Character encoding differs from system to system, with some common standards including ISO-8859-1, UTF-8 plus other encodings such as Mac OS Roman. Depending on your web site/application, you may need to ensure you have the correct character encoding configured at various layers:
- when reading in the translated file;
- when reading/writing to your database via JDBC or other application-layer framework;
- when reading data input by the user via the Servlet API etc;
- on the database field definitions themselves, to ensure they can store the range of characters necessary.
How do you know if you have the correct character encoding? A tell-tale sign of the wrong character encoding in various Latin-based languages like French and Spanish is if you frequently see sequences of two accented characters next to one another, possible including a capital letter in the middle of words. (This happens when a file encoded in UTF-8 is incorrectly interpreted as though it were in ISO-8859-1 or Mac OS encoding.)

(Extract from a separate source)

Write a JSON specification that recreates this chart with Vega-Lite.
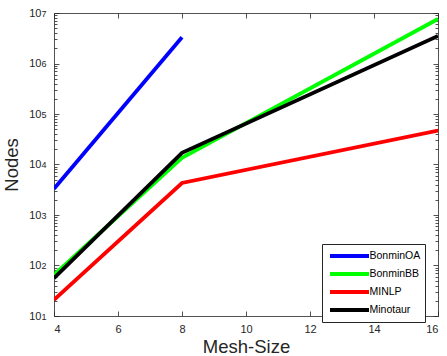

The issue of collation (sorting/matching) may be dealt with at the database layer (most DB systems allow collation modes to be configured for a particular column/table/database). Or it may be dealt with at the application layer (in Java, look at the Collator class as an alternative or extension to the raw Collections.sort() and String.equals() methods).
I hope in this article to have highlighted some of the main areas of concern when localising a web site, and shown that such issues can go well beyond the translation itself. Working with a translator who is aware of these issues could save you time and effort in making your business available in the different countries you wish to target.